_Problem details_
Repeat all the material exactly; pictures stay out of your copy.

━━━━━━

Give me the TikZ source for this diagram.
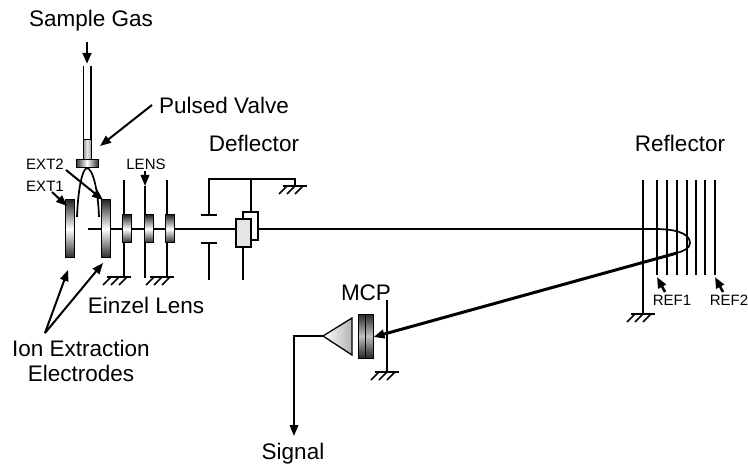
\documentclass[tikz,border=0pt]{standalone}
\usepackage{fontspec}
\setmainfont{Liberation Sans}
\usetikzlibrary{arrows.meta}
\tikzset{>={Triangle[length=11pt,width=8.5pt]}}
\tikzset{
  wire/.style={line width=1.7pt,black},
  thickbeam/.style={line width=3pt,black},
  pointer/.style={->,line width=2pt,black},
  bigtext/.style={font=\fontsize{22.5}{25}\selectfont,inner sep=0pt,align=center},
  smalltext/.style={font=\fontsize{15}{17}\selectfont,inner sep=0pt},
  plate/.style={draw,line width=1pt,rectangle,inner sep=0pt,
    top color=black!85,bottom color=black!85,middle color=white},
  sideplate/.style={draw,line width=1pt,rectangle,inner sep=0pt,
    left color=black!80,right color=black!80,middle color=white},
  gnd/.pic={
    \draw[wire] (-12,0) -- (12,0);
    \foreach \k in {0, 1, 2} {
      \draw[wire] (4-8*\k+4,0) -- (4-8*\k-4,8);
    }
  }
}

\begin{document}
\begin{tikzpicture}[x=1pt,y=-1pt]
      \useasboundingbox (0,0) rectangle (748,468);

      % gas inlet
      \coordinate (gasin) at (87,42);
      \coordinate (gasout) at (87,64);
      \coordinate (tubeLtop) at (83.5,66);
      \coordinate (tubeRtop) at (91,66);
      \coordinate (tubeLbot) at (83.5,140);
      \coordinate (tubeRbot) at (91,140);
      \draw[pointer,line width=2.6pt] (gasin) -- (gasout);
      \draw[wire] (tubeLtop) -- (tubeLbot);
      \draw[wire] (tubeRtop) -- (tubeRbot);

      % beam and wires stay behind the plates
      \coordinate (beamstart) at (88,229);
      \coordinate (beamturn) at (655,229);
      \coordinate (beamtip) at (690,243);
      \coordinate (beamback) at (677,253);
      \coordinate (detector) at (373.5,337);
      \draw[wire] (beamstart) -- (beamturn)
        .. controls (672,229) and (690,232) .. (beamtip)
        .. controls (690,248) and (684,251) .. (beamback);

      \foreach \t/\x in {1/124, 3/167} {
        \coordinate (lenstop\t) at (\x,180);
        \coordinate (lensbot\t) at (\x,277);
        \draw[wire] (lenstop\t) -- (lensbot\t);
        \pic at (lensbot\t) [xshift=-5pt] {gnd};
      }
      \coordinate (lenstop2) at (145,171);
      \coordinate (lensmid2) at (145,186);
      \coordinate (lensbot2) at (145,278);
      \draw[pointer] (lenstop2) -- (lensmid2);
      \draw[wire] (lensmid2) -- (lensbot2);

      % deflector wiring
      \coordinate (defa) at (209,215);
      \coordinate (defb) at (209,179);
      \coordinate (defc) at (295,179);
      \coordinate (defd) at (295,186);
      \coordinate (defe) at (251,179);
      \coordinate (deff) at (251,212);
      \coordinate (defg) at (209,243);
      \coordinate (defh) at (209,280);
      \coordinate (defi) at (243,247);
      \coordinate (defj) at (243,280);
      \draw[wire] (defa) -- (defb) -- (defc) -- (defd);
      \draw[wire] (defe) -- (deff);
      \draw[wire] (defg) -- (defh);
      \draw[wire] (defi) -- (defj);
      \coordinate (platea) at (201,215);
      \coordinate (plateb) at (217,215);
      \coordinate (platec) at (201,243);
      \coordinate (plated) at (217,243);
      \draw[wire] (platea) -- (plateb);
      \draw[wire] (platec) -- (plated);
      \pic at (defd) {gnd};
      \node[draw,line width=1.5pt,fill=white,inner sep=0,minimum width=15pt,minimum height=28pt](deflback) at (250.5,226) {};
      \node[draw,line width=1.5pt,fill=black!10,inner sep=0,minimum width=15pt,minimum height=28pt](deflfront) at (243.5,233) {};

      % gas valve
      \node[sideplate,minimum width=7.5pt,minimum height=20pt,left color=black!40,right color=black!40,middle color=black!8](valve) at (87.25,150) {};
      \node[sideplate,minimum width=22pt,minimum height=8pt](flange) at (87,164) {};
      \coordinate (sprayL) at (77,217);
      \coordinate (sprayR) at (99,217);
      \draw[wire] (sprayL) .. controls (78,190) and (82,169) .. (87,168)
        .. controls (93,169) and (98,190) .. (sprayR);

      % extraction electrodes and einzel lens
      \node[plate,minimum width=9pt,minimum height=58pt](ext1) at (70,229) {};
      \node[plate,minimum width=9pt,minimum height=58pt](ext2) at (106,229) {};
      \foreach \t/\x in {1/127, 2/149, 3/170} {
        \node[plate,minimum width=8.5pt,minimum height=28pt](lens\t) at (\x,229) {};
      }

      % reflector stack
      \foreach \t/\x in {1/657, 2/667, 3/677, 4/687, 5/696, 6/705, 7/715} {
        \coordinate (reftop\t) at (\x,180);
        \coordinate (refbot\t) at (\x,275);
        \draw[wire,line width=2.2pt] (reftop\t) -- (refbot\t);
      }
      \coordinate (refgndtop) at (643,180);
      \coordinate (refgnd) at (643,314);
      \draw[wire] (refgndtop) -- (refgnd);
      \pic at (refgnd) {gnd};

      % detector
      \coordinate (mcptop) at (387,300);
      \coordinate (mcpgnd) at (387,372);
      \draw[wire] (mcptop) -- (mcpgnd);
      \pic at (mcpgnd) {gnd};
      \draw[->,thickbeam] (beamback) -- (detector);
      \node[plate,middle color=black!25,minimum width=7.5pt,minimum height=44pt](mcpa) at (361.75,336) {};
      \node[plate,middle color=black!25,minimum width=7.5pt,minimum height=44pt](mcpb) at (369.25,336) {};
      \coordinate (amptip) at (323,336);
      \coordinate (amptop) at (352,318);
      \coordinate (ampbot) at (352,355);
      \draw[line width=1.3pt,left color=white,right color=black!30] (amptip) -- (amptop) -- (ampbot) -- cycle;
      \coordinate (sigcorner) at (294,336);
      \coordinate (sigend) at (294,436);
      \draw[pointer] (amptip) -- (sigcorner) -- (sigend);

      % labels
      \node[bigtext](gaslabel) at (91,21) {Sample Gas};
      \node[bigtext,anchor=west](valvelabel) at (159,105) {Pulsed Valve};
      \node[bigtext](defllabel) at (254,143) {Deflector};
      \node[bigtext](refllabel) at (680,143) {Reflector};
      \node[bigtext](einzellabel) at (146,305) {Einzel Lens};
      \node[bigtext](ionlabel) at (81,361) {Ion Extraction\\Electrodes};
      \node[bigtext](mcplabel) at (366,293) {MCP};
      \node[bigtext](siglabel) at (293,454) {Signal};
      \node[smalltext](ext1label) at (45,186) {EXT1};
      \node[smalltext](ext2label) at (45,164) {EXT2};
      \node[smalltext](lenslabel) at (146,164) {LENS};
      \node[smalltext](ref1label) at (672,300) {REF1};
      \node[smalltext](ref2label) at (729,300) {REF2};

      % pointers
      \coordinate (valvefrom) at (152,105);
      \coordinate (valveto) at (100,146);
      \draw[pointer] (valvefrom) -- (valveto);
      \coordinate (ext2from) at (66,170);
      \coordinate (ext2to) at (103,200);
      \draw[pointer] (ext2from) -- (ext2to);
      \coordinate (ext1from) at (52,192);
      \coordinate (ext1to) at (67,206);
      \draw[pointer] (ext1from) -- (ext1to);
      \coordinate (ionfrom) at (45,333);
      \coordinate (ionto1) at (68,270);
      \coordinate (ionto2) at (103,263);
      \draw[pointer] (ionfrom) -- (ionto1);
      \draw[pointer] (ionfrom) -- (ionto2);
      \foreach \t/\x in {1/657, 2/715} {
        \coordinate (reffrom\t) at (\x+8,292);
        \coordinate (refto\t) at (\x,277);
        \draw[pointer,line width=2.6pt] (reffrom\t) -- (refto\t);
      }
    \end{tikzpicture}
\end{document}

━━━━━━

_Output below_
Give me the TikZ source for this diagram.
\documentclass[tikz,border=0pt]{standalone}
\usepackage{fontspec}
\setmainfont{Liberation Sans}
\usetikzlibrary{arrows.meta}
\tikzset{>={Triangle[length=11pt,width=8.5pt]}}
\tikzset{
  wire/.style={line width=1.7pt,black},
  thickbeam/.style={line width=3pt,black},
  pointer/.style={->,line width=2pt,black},
  bigtext/.style={font=\fontsize{22.5}{25}\selectfont,inner sep=0pt,align=center},
  smalltext/.style={font=\fontsize{15}{17}\selectfont,inner sep=0pt},
  plate/.style={draw,line width=1pt,rectangle,inner sep=0pt,
    top color=black!85,bottom color=black!85,middle color=white},
  sideplate/.style={draw,line width=1pt,rectangle,inner sep=0pt,
    left color=black!80,right color=black!80,middle color=white},
  gnd/.pic={
    \draw[wire] (-12,0) -- (12,0);
    \foreach \k in {0, 1, 2} {
      \draw[wire] (4-8*\k+4,0) -- (4-8*\k-4,8);
    }
  }
}

\begin{document}
\begin{tikzpicture}[x=1pt,y=-1pt]
      \useasboundingbox (0,0) rectangle (748,468);

      % gas inlet
      \coordinate (gasin) at (87,42);
      \coordinate (gasout) at (87,64);
      \coordinate (tubeLtop) at (83.5,66);
      \coordinate (tubeRtop) at (91,66);
      \coordinate (tubeLbot) at (83.5,140);
      \coordinate (tubeRbot) at (91,140);
      \draw[pointer,line width=2.6pt] (gasin) -- (gasout);
      \draw[wire] (tubeLtop) -- (tubeLbot);
      \draw[wire] (tubeRtop) -- (tubeRbot);

      % beam and wires stay behind the plates
      \coordinate (beamstart) at (88,229);
      \coordinate (beamturn) at (655,229);
      \coordinate (beamtip) at (690,243);
      \coordinate (beamback) at (677,253);
      \coordinate (detector) at (373.5,337);
      \draw[wire] (beamstart) -- (beamturn)
        .. controls (672,229) and (690,232) .. (beamtip)
        .. controls (690,248) and (684,251) .. (beamback);

      \foreach \t/\x in {1/124, 3/167} {
        \coordinate (lenstop\t) at (\x,180);
        \coordinate (lensbot\t) at (\x,277);
        \draw[wire] (lenstop\t) -- (lensbot\t);
        \pic at (lensbot\t) [xshift=-5pt] {gnd};
      }
      \coordinate (lenstop2) at (145,171);
      \coordinate (lensmid2) at (145,186);
      \coordinate (lensbot2) at (145,278);
      \draw[pointer] (lenstop2) -- (lensmid2);
      \draw[wire] (lensmid2) -- (lensbot2);

      % deflector wiring
      \coordinate (defa) at (209,215);
      \coordinate (defb) at (209,179);
      \coordinate (defc) at (295,179);
      \coordinate (defd) at (295,186);
      \coordinate (defe) at (251,179);
      \coordinate (deff) at (251,212);
      \coordinate (defg) at (209,243);
      \coordinate (defh) at (209,280);
      \coordinate (defi) at (243,247);
      \coordinate (defj) at (243,280);
      \draw[wire] (defa) -- (defb) -- (defc) -- (defd);
      \draw[wire] (defe) -- (deff);
      \draw[wire] (defg) -- (defh);
      \draw[wire] (defi) -- (defj);
      \coordinate (platea) at (201,215);
      \coordinate (plateb) at (217,215);
      \coordinate (platec) at (201,243);
      \coordinate (plated) at (217,243);
      \draw[wire] (platea) -- (plateb);
      \draw[wire] (platec) -- (plated);
      \pic at (defd) {gnd};
      \node[draw,line width=1.5pt,fill=white,inner sep=0,minimum width=15pt,minimum height=28pt](deflback) at (250.5,226) {};
      \node[draw,line width=1.5pt,fill=black!10,inner sep=0,minimum width=15pt,minimum height=28pt](deflfront) at (243.5,233) {};

      % gas valve
      \node[sideplate,minimum width=7.5pt,minimum height=20pt,left color=black!40,right color=black!40,middle color=black!8](valve) at (87.25,150) {};
      \node[sideplate,minimum width=22pt,minimum height=8pt](flange) at (87,164) {};
      \coordinate (sprayL) at (77,217);
      \coordinate (sprayR) at (99,217);
      \draw[wire] (sprayL) .. controls (78,190) and (82,169) .. (87,168)
        .. controls (93,169) and (98,190) .. (sprayR);

      % extraction electrodes and einzel lens
      \node[plate,minimum width=9pt,minimum height=58pt](ext1) at (70,229) {};
      \node[plate,minimum width=9pt,minimum height=58pt](ext2) at (106,229) {};
      \foreach \t/\x in {1/127, 2/149, 3/170} {
        \node[plate,minimum width=8.5pt,minimum height=28pt](lens\t) at (\x,229) {};
      }

      % reflector stack
      \foreach \t/\x in {1/657, 2/667, 3/677, 4/687, 5/696, 6/705, 7/715} {
        \coordinate (reftop\t) at (\x,180);
        \coordinate (refbot\t) at (\x,275);
        \draw[wire,line width=2.2pt] (reftop\t) -- (refbot\t);
      }
      \coordinate (refgndtop) at (643,180);
      \coordinate (refgnd) at (643,314);
      \draw[wire] (refgndtop) -- (refgnd);
      \pic at (refgnd) {gnd};

      % detector
      \coordinate (mcptop) at (387,300);
      \coordinate (mcpgnd) at (387,372);
      \draw[wire] (mcptop) -- (mcpgnd);
      \pic at (mcpgnd) {gnd};
      \draw[->,thickbeam] (beamback) -- (detector);
      \node[plate,middle color=black!25,minimum width=7.5pt,minimum height=44pt](mcpa) at (361.75,336) {};
      \node[plate,middle color=black!25,minimum width=7.5pt,minimum height=44pt](mcpb) at (369.25,336) {};
      \coordinate (amptip) at (323,336);
      \coordinate (amptop) at (352,318);
      \coordinate (ampbot) at (352,355);
      \draw[line width=1.3pt,left color=white,right color=black!30] (amptip) -- (amptop) -- (ampbot) -- cycle;
      \coordinate (sigcorner) at (294,336);
      \coordinate (sigend) at (294,436);
      \draw[pointer] (amptip) -- (sigcorner) -- (sigend);

      % labels
      \node[bigtext](gaslabel) at (91,21) {Sample Gas};
      \node[bigtext,anchor=west](valvelabel) at (159,105) {Pulsed Valve};
      \node[bigtext](defllabel) at (254,143) {Deflector};
      \node[bigtext](refllabel) at (680,143) {Reflector};
      \node[bigtext](einzellabel) at (146,305) {Einzel Lens};
      \node[bigtext](ionlabel) at (81,361) {Ion Extraction\\Electrodes};
      \node[bigtext](mcplabel) at (366,293) {MCP};
      \node[bigtext](siglabel) at (293,454) {Signal};
      \node[smalltext](ext1label) at (45,186) {EXT1};
      \node[smalltext](ext2label) at (45,164) {EXT2};
      \node[smalltext](lenslabel) at (146,164) {LENS};
      \node[smalltext](ref1label) at (672,300) {REF1};
      \node[smalltext](ref2label) at (729,300) {REF2};

      % pointers
      \coordinate (valvefrom) at (152,105);
      \coordinate (valveto) at (100,146);
      \draw[pointer] (valvefrom) -- (valveto);
      \coordinate (ext2from) at (66,170);
      \coordinate (ext2to) at (103,200);
      \draw[pointer] (ext2from) -- (ext2to);
      \coordinate (ext1from) at (52,192);
      \coordinate (ext1to) at (67,206);
      \draw[pointer] (ext1from) -- (ext1to);
      \coordinate (ionfrom) at (45,333);
      \coordinate (ionto1) at (68,270);
      \coordinate (ionto2) at (103,263);
      \draw[pointer] (ionfrom) -- (ionto1);
      \draw[pointer] (ionfrom) -- (ionto2);
      \foreach \t/\x in {1/657, 2/715} {
        \coordinate (reffrom\t) at (\x+8,292);
        \coordinate (refto\t) at (\x,277);
        \draw[pointer,line width=2.6pt] (reffrom\t) -- (refto\t);
      }
    \end{tikzpicture}
\end{document}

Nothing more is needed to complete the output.